### [Task description]
Gather all lines from the material that contain the word "matplotlib".

### [Data supplied]
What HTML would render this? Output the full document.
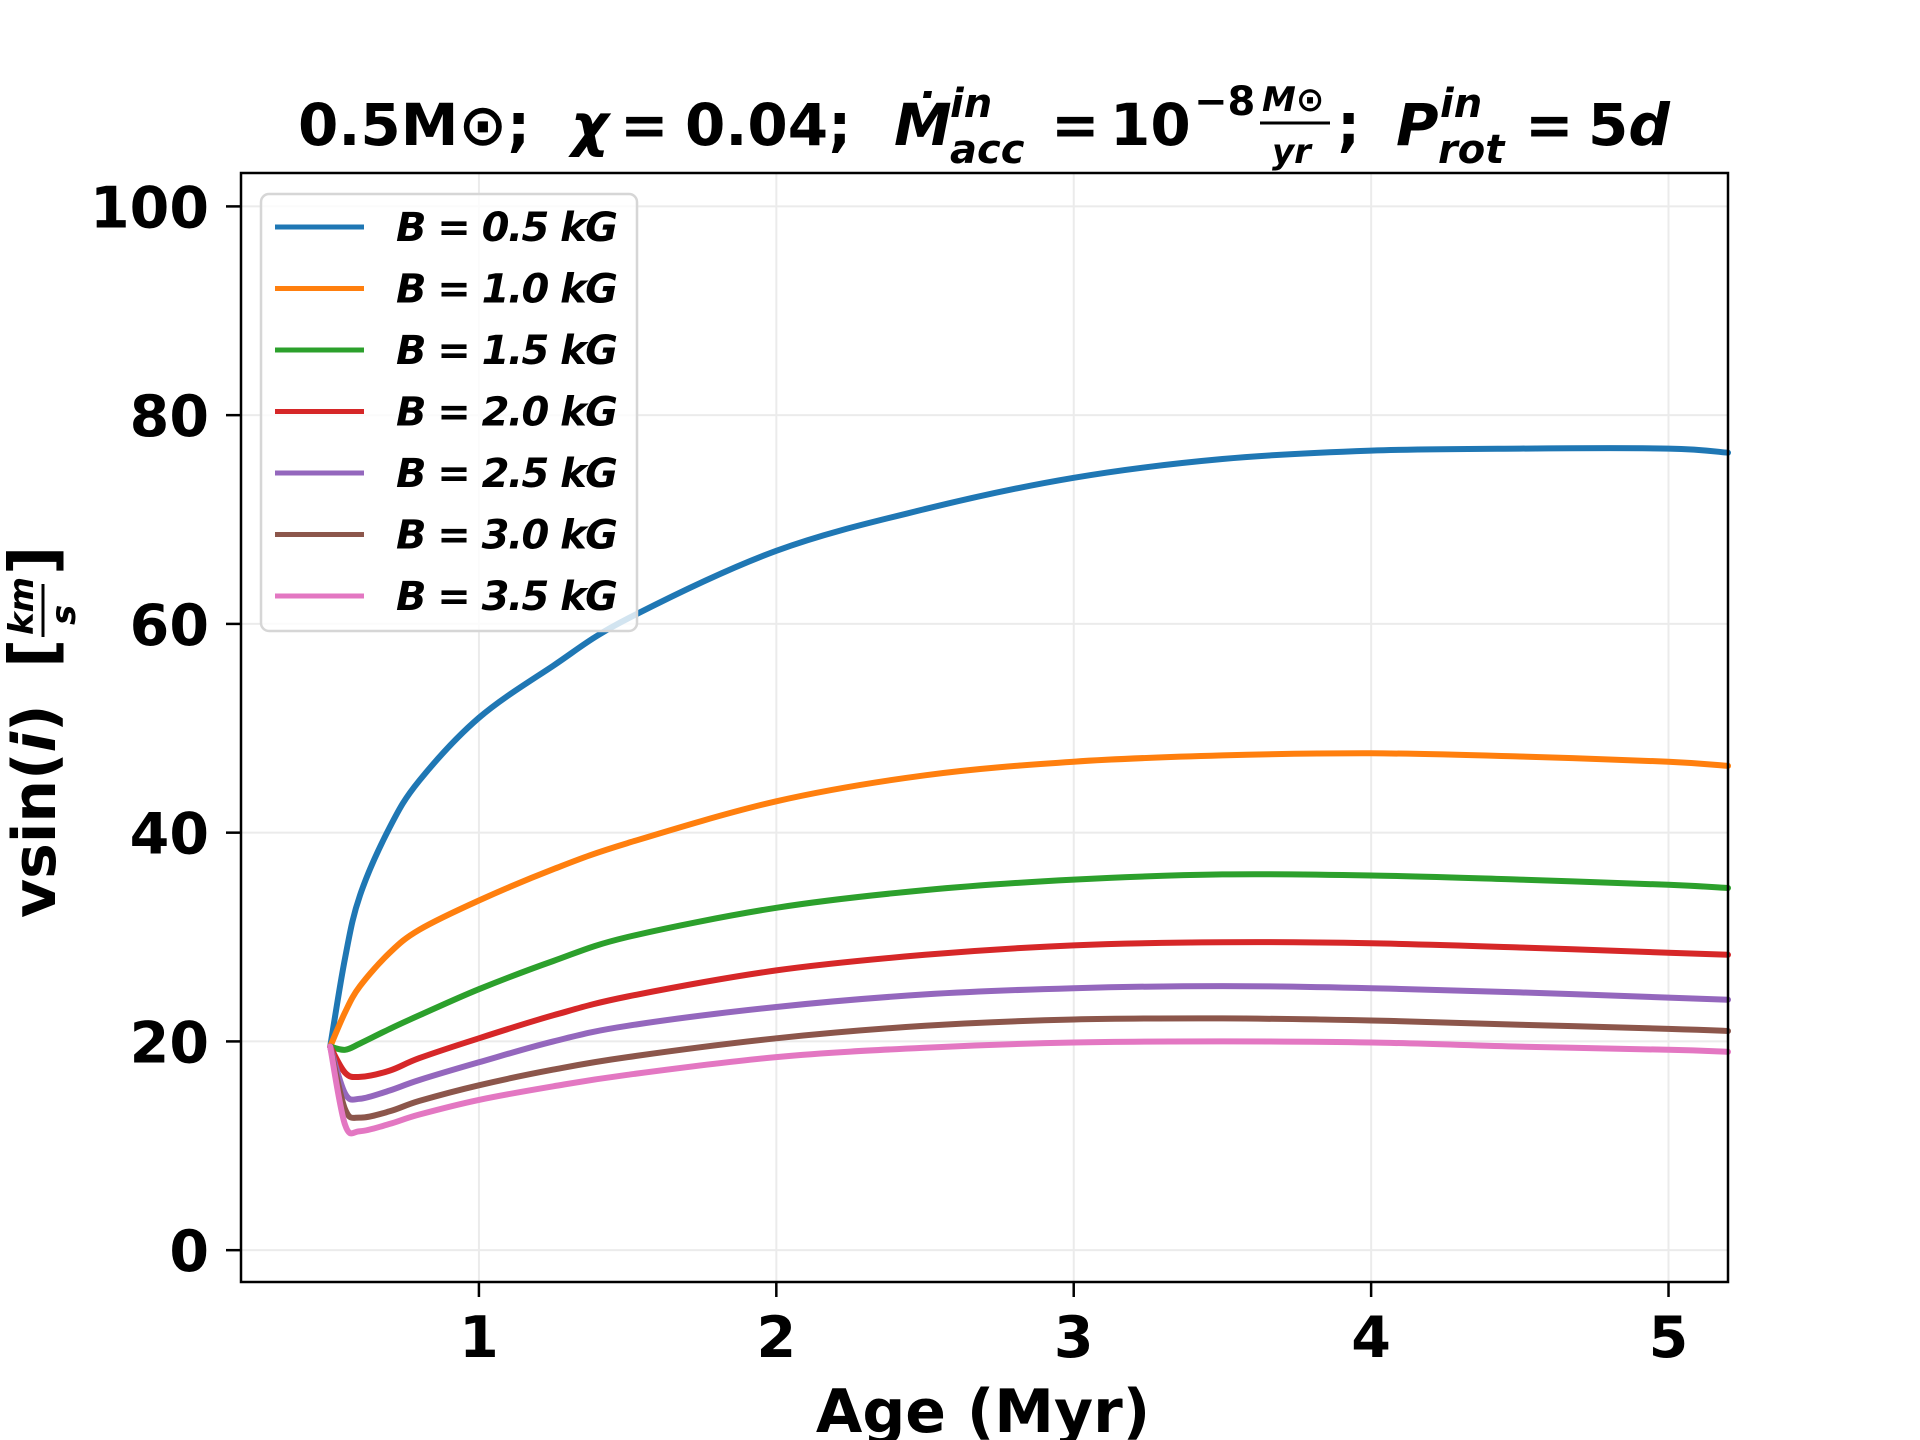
<!DOCTYPE html>
<html><head><meta charset="utf-8"><style>
html,body{margin:0;padding:0;background:#fff;}
svg{display:block;font-family:"DejaVu Sans","Liberation Sans",sans-serif;font-weight:bold;}
</style></head><body>
<svg id="chart" width="1920" height="1440" viewBox="0 0 1920 1440">
<g id="grid"></g>
<g id="series"></g>
<rect x="241" y="173" width="1487" height="1109" fill="none" stroke="#000" stroke-width="2.5"/>
<g id="ticks"></g>
<text y="145" font-size="58">
<tspan x="298">0.5M⊙;</tspan>
<tspan x="571" font-style="italic">χ</tspan><tspan x="620">=</tspan><tspan x="685">0.04;</tspan>
<tspan x="894" font-style="italic">Ṁ</tspan>
<tspan x="950" dy="-28" font-size="40" font-style="italic">in</tspan>
<tspan x="950" dy="46" font-size="40" font-style="italic">acc</tspan>
<tspan x="1051" dy="-18">=</tspan><tspan x="1110">10</tspan>
<tspan x="1194" dy="-30" font-size="40">−8</tspan>
<tspan x="1262" dy="-4" font-size="34" font-style="italic">M⊙</tspan>
<tspan x="1272" dy="52" font-size="34" font-style="italic">yr</tspan>
<tspan x="1337" dy="-18">;</tspan>
<tspan x="1396" font-style="italic">P</tspan>
<tspan x="1440" dy="-28" font-size="40" font-style="italic">in</tspan>
<tspan x="1438" dy="46" font-size="40" font-style="italic">rot</tspan>
<tspan x="1525" dy="-18">=</tspan><tspan x="1588">5</tspan><tspan font-style="italic">d</tspan>
</text>
<line x1="1260" y1="123" x2="1330" y2="123" stroke="#000" stroke-width="3"/>
<text x="983" y="1432" font-size="60" text-anchor="middle">Age (Myr)</text>
<g transform="translate(55,918) rotate(-90)">
<text x="0" y="0" font-size="60">vsin(<tspan font-style="italic">i</tspan>)</text>
<text x="250" y="0" font-size="64">[</text>
<text x="283" y="-22" font-size="34" font-style="italic">km</text>
<line x1="281" y1="-12" x2="334" y2="-12" stroke="#000" stroke-width="3"/>
<text x="293" y="20" font-size="34" font-style="italic">s</text>
<text x="343" y="0" font-size="64">]</text>
</g>
<g id="legend">
<rect x="261" y="194" width="376" height="437" rx="8" fill="#fff" fill-opacity="0.8" stroke="#d6d6d6" stroke-width="2.5"/>
</g>
</svg>
<script>
const xTicks=[1,2,3,4,5];
const yTicks=[0,20,40,60,80,100];
const labels=["B = 0.5 kG","B = 1.0 kG","B = 1.5 kG","B = 2.0 kG","B = 2.5 kG","B = 3.0 kG","B = 3.5 kG"];
const colors=["#1f77b4","#ff7f0e","#2ca02c","#d62728","#9467bd","#8c564b","#e377c2"];
const ages=[0.5,0.55,0.6,0.7,0.8,1.0,1.25,1.5,2.0,2.5,3.0,3.5,4.0,4.5,5.0,5.2];
const sB05=[19.5,28,34,40.5,45,51,56,60.5,67,71,74,75.8,76.6,76.8,76.8,76.4];
const sB10=[19.5,22.8,25.3,28.5,30.7,33.5,36.5,39,43,45.5,46.8,47.4,47.6,47.3,46.8,46.4];
const sB15=[19.5,19.2,19.8,21.2,22.5,25,27.7,30,32.8,34.5,35.5,36,35.9,35.5,35,34.7];
const sB20=[19.5,17,16.6,17.2,18.4,20.3,22.5,24.3,26.8,28.3,29.2,29.5,29.4,29,28.5,28.3];
const sB25=[19.5,15,14.5,15.3,16.3,18,20,21.5,23.3,24.5,25.1,25.3,25.1,24.7,24.2,24];
const sB30=[19.5,13.5,12.7,13.3,14.3,15.8,17.3,18.5,20.3,21.5,22.1,22.2,22,21.6,21.2,21];
const sB35=[19.5,12,11.4,12.1,13,14.4,15.7,16.8,18.5,19.4,19.9,20,19.9,19.5,19.2,19];
const allSeries=[sB05,sB10,sB15,sB20,sB25,sB30,sB35];
const NS="http://www.w3.org/2000/svg";
const L=241,R=1728,T=173,B=1282;
const X0=0.2,X1=5.2,Y0=-3.05,Y1=103.2;
function xs(v){return L+(v-X0)/(X1-X0)*(R-L);}
function ys(v){return B-(v-Y0)/(Y1-Y0)*(B-T);}
function mk(tag,attrs,parent){const e=document.createElementNS(NS,tag);for(const k in attrs)e.setAttribute(k,attrs[k]);parent.appendChild(e);return e;}
function smooth(pts){
  let d='M'+pts[0][0].toFixed(1)+','+pts[0][1].toFixed(1);
  for(let i=0;i<pts.length-1;i++){
    const p0=pts[Math.max(0,i-1)],p1=pts[i],p2=pts[i+1],p3=pts[Math.min(pts.length-1,i+2)];
    const c1=[p1[0]+(p2[0]-p0[0])/6,p1[1]+(p2[1]-p0[1])/6];
    const c2=[p2[0]-(p3[0]-p1[0])/6,p2[1]-(p3[1]-p1[1])/6];
    d+=' C'+c1.map(v=>v.toFixed(1)).join(',')+' '+c2.map(v=>v.toFixed(1)).join(',')+' '+p2[0].toFixed(1)+','+p2[1].toFixed(1);
  }
  return d;
}
const grid=document.getElementById('grid'),ticks=document.getElementById('ticks'),series=document.getElementById('series'),legend=document.getElementById('legend');
xTicks.forEach(t=>{
  const g=mk('line',{x1:xs(t),x2:xs(t),y1:T,y2:B,stroke:'#ebebeb','stroke-width':2},grid);
  
  
  const tk=mk('line',{x1:xs(t),x2:xs(t),y1:B,y2:B+15,stroke:'#000','stroke-width':2.5},ticks);
  
  
  const tl=mk('text',{x:xs(t),y:1357,'font-size':57,'text-anchor':'middle'},ticks);
  tl.textContent=t;
  
  
});
yTicks.forEach(t=>{
  const g=mk('line',{x1:L,x2:R,y1:ys(t),y2:ys(t),stroke:'#ebebeb','stroke-width':2},grid);
  
  
  const tk=mk('line',{x1:L-15,x2:L,y1:ys(t),y2:ys(t),stroke:'#000','stroke-width':2.5},ticks);
  
  
  const tl=mk('text',{x:209,y:ys(t)+21,'font-size':57,'text-anchor':'end'},ticks);
  tl.textContent=t;
  
  
});
allSeries.forEach((s,i)=>{
  const pts=s.map((v,j)=>[xs(ages[j]),ys(v)]);
  const p=mk('path',{d:smooth(pts),fill:'none',stroke:colors[i],'stroke-width':6,'stroke-linejoin':'round','stroke-linecap':'round'},series);
  
  
  const y=227+i*61.5;
  const ll=mk('line',{x1:275,x2:364,y1:y,y2:y,stroke:colors[i],'stroke-width':5},legend);
  
  
  const lt=mk('text',{x:396,y:y+14,'font-size':40,'font-style':'italic',textLength:222,lengthAdjust:'spacing'},legend);
  lt.textContent=labels[i];
  
  
});
</script>
</body></html>
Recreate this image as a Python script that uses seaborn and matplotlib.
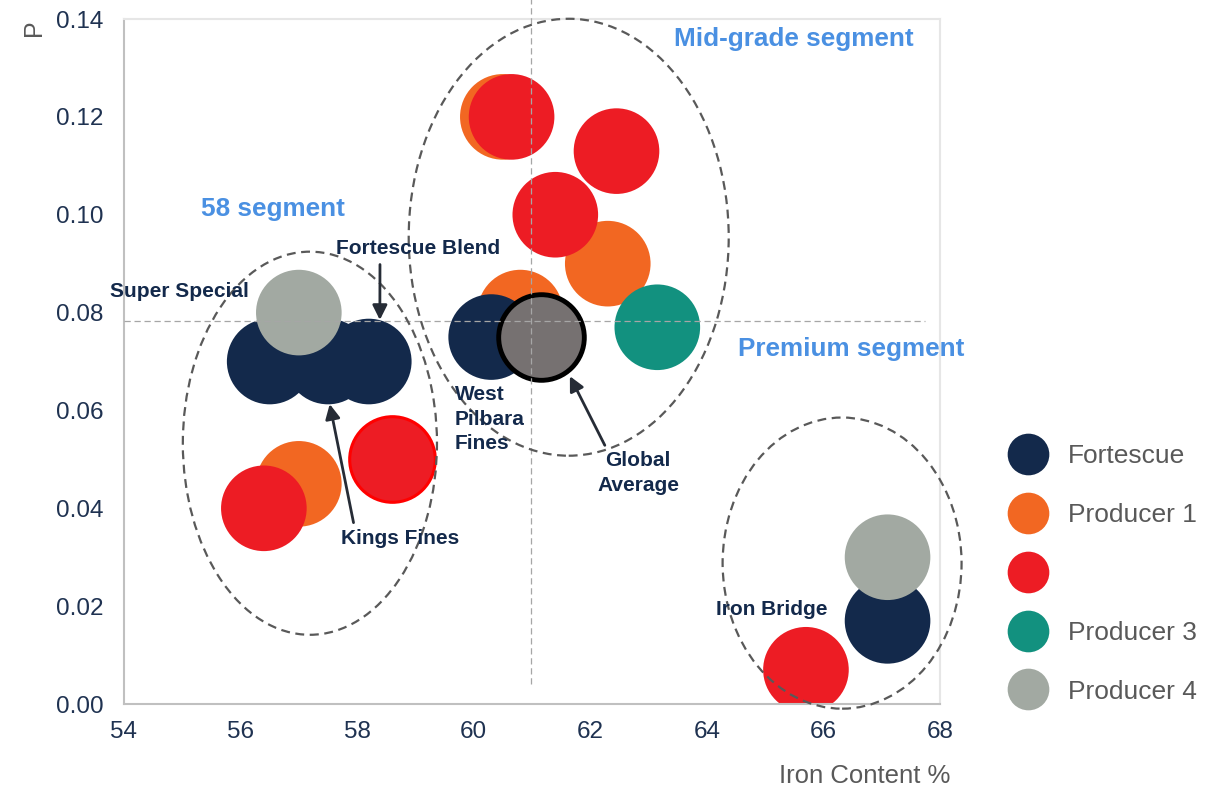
import matplotlib
matplotlib.use('Agg')
import matplotlib.pyplot as plt
from matplotlib.lines import Line2D
from matplotlib.patches import Ellipse
import pandas as pd
import seaborn as sns

# bubbles, in drawing order (later rows sit on top)
producer = ['Producer 1'] * 4 + ['Fortescue'] * 5 + ['Producer 4'] * 2 + ['Producer 2'] * 5 + ['Producer 3']
iron = [57.0, 60.5, 60.8, 62.3,
        56.5, 57.5, 58.2, 60.3, 67.1,
        57.0, 67.1,
        56.4, 60.65, 61.4, 62.45, 65.7,
        63.15]
phos = [0.045, 0.120, 0.080, 0.090,
        0.070, 0.070, 0.070, 0.075, 0.017,
        0.080, 0.030,
        0.040, 0.120, 0.100, 0.113, 0.007,
        0.077]

# Producer 2 bubble with a bright outline
outlined_iron = [58.6]
outlined_phos = [0.050]

global_iron = [61.15]
global_phos = [0.075]

# reference cross (global average grade)
ref_iron = 60.98
ref_phos = 0.0783

legend_names = ['Fortescue', 'Producer 1', 'Producer 2', 'Producer 3', 'Producer 4']
legend_labels = ['Fortescue', 'Producer 1', '', 'Producer 3', 'Producer 4']
palette = {'Fortescue': '#13294B', 'Producer 1': '#F26722', 'Producer 2': '#ED1C24',
           'Producer 3': '#12917F', 'Producer 4': '#A2A9A2'}

# segment ellipses: centre x, centre y, width, height
segments = [(57.19, 0.0533, 4.36, 0.0783),
            (61.63, 0.0954, 5.49, 0.0893),
            (66.32, 0.0288, 4.10, 0.0595)]
segment_names = [('58 segment', 56.56, 0.1012),
                 ('Mid-grade segment', 65.49, 0.1359),
                 ('Premium segment', 66.47, 0.0726)]

df = pd.DataFrame({'iron': iron, 'phos': phos, 'producer': producer})

sns.set_theme(style='white')
plt.rcParams['font.family'] = ['Liberation Sans', 'DejaVu Sans']

fig = plt.figure(figsize=(12.07, 7.89), dpi=100)
ax = fig.add_axes([0.1027, 0.1077, 0.6761, 0.8682])

BUBBLE = 3800
sns.scatterplot(data=df, x='iron', y='phos', hue='producer', palette=palette,
                s=BUBBLE, linewidth=0, legend=False, ax=ax, zorder=2)
sns.scatterplot(x=outlined_iron, y=outlined_phos, color=palette['Producer 2'],
                s=BUBBLE, edgecolor='#FF0000', linewidth=2.2, ax=ax, zorder=2)
sns.scatterplot(x=global_iron, y=global_phos, color='#767171',
                s=BUBBLE, edgecolor='black', linewidth=3.5, ax=ax, zorder=3)

ax.set_xlim(54, 68)
ax.set_ylim(0, 0.14)
ax.set_xticks(range(54, 69, 2))
ax.set_yticks([0, 0.02, 0.04, 0.06, 0.08, 0.10, 0.12, 0.14])
ax.yaxis.set_major_formatter(matplotlib.ticker.FormatStrFormatter('%.2f'))
ax.tick_params(axis='both', length=0, labelsize=17.5, colors='#1F3251')
ax.tick_params(axis='y', pad=15)
ax.tick_params(axis='x', pad=12)

for side in ['left', 'bottom']:
    ax.spines[side].set_color('#C0C0C0')
    ax.spines[side].set_linewidth(1.5)
for side in ['top', 'right']:
    ax.spines[side].set_color('#E6E6E6')
    ax.spines[side].set_linewidth(1.5)

ax.set_xlabel('Iron Content %', fontsize=18.5, color='#595959', ha='right')
ax.xaxis.set_label_coords(1.013, -0.088)
ax.set_ylabel('P', fontsize=18, color='#595959', loc='top')
ax.yaxis.set_label_coords(-0.095, 1.0)

# dashed reference cross
ax.plot([ref_iron, ref_iron], [0.004, 0.144], color='#A6A6A6', lw=0.9,
        ls=(0, (5, 3)), clip_on=False, zorder=4)
ax.plot([54, 67.74], [ref_phos, ref_phos], color='#A6A6A6', lw=0.9,
        ls=(0, (5, 3)), clip_on=False, zorder=4)

for cx, cy, w, h in segments:
    ax.add_patch(Ellipse((cx, cy), w, h, fill=False, edgecolor='#595959', lw=1.6,
                         ls=(0, (4, 2.5)), clip_on=False, zorder=5))
for name, tx, ty in segment_names:
    ax.text(tx, ty, name, fontsize=18.8, fontweight='bold', color='#4A90E2',
            ha='center', va='center', zorder=6)

label_kw = dict(fontsize=15, fontweight='bold', color='#13294B', zorder=6)
arrow_kw = dict(arrowstyle='-|>', color='#262C36', lw=2, mutation_scale=22,
                shrinkA=2, shrinkB=0)

ax.text(54.96, 0.0844, 'Super Special', ha='center', va='center', **label_kw)
ax.text(65.12, 0.0194, 'Iron Bridge', ha='center', va='center', **label_kw)
ax.text(59.68, 0.0582, 'West\nPilbara\nFines', ha='left', va='center',
        linespacing=1.38, **label_kw)
ax.annotate('Fortescue Blend', xy=(58.39, 0.0785), xytext=(59.04, 0.093),
            ha='center', va='center', arrowprops=dict(relpos=(0.27, 0), **arrow_kw),
            **label_kw)
ax.annotate('Kings Fines', xy=(57.53, 0.0613), xytext=(58.73, 0.0339),
            ha='center', va='center', arrowprops=dict(relpos=(0.12, 1), **arrow_kw),
            **label_kw)
ax.annotate('Global\nAverage', xy=(61.65, 0.0670), xytext=(62.82, 0.0472),
            ha='center', va='center', linespacing=1.4,
            arrowprops=dict(relpos=(0.13, 1), **arrow_kw), **label_kw)

handles = [Line2D([], [], marker='o', ls='', markersize=30, markeredgewidth=0,
                  color=palette[n]) for n in legend_names]
fig.legend(handles, legend_labels, loc='center left', bbox_to_anchor=(0.8343, 0.2725),
           frameon=False, fontsize=19, labelcolor='#595959', handlelength=1.6,
           handletextpad=0.72, labelspacing=1.32, borderpad=0, borderaxespad=0,
           numpoints=1)

fig.savefig('out.png', dpi=100)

### [Written answer]
Recreate this image as a Python script that uses seaborn and matplotlib.
import matplotlib
matplotlib.use('Agg')
import matplotlib.pyplot as plt
from matplotlib.lines import Line2D
from matplotlib.patches import Ellipse
ax.yaxis.set_major_formatter(matplotlib.ticker.FormatStrFormatter('%.2f'))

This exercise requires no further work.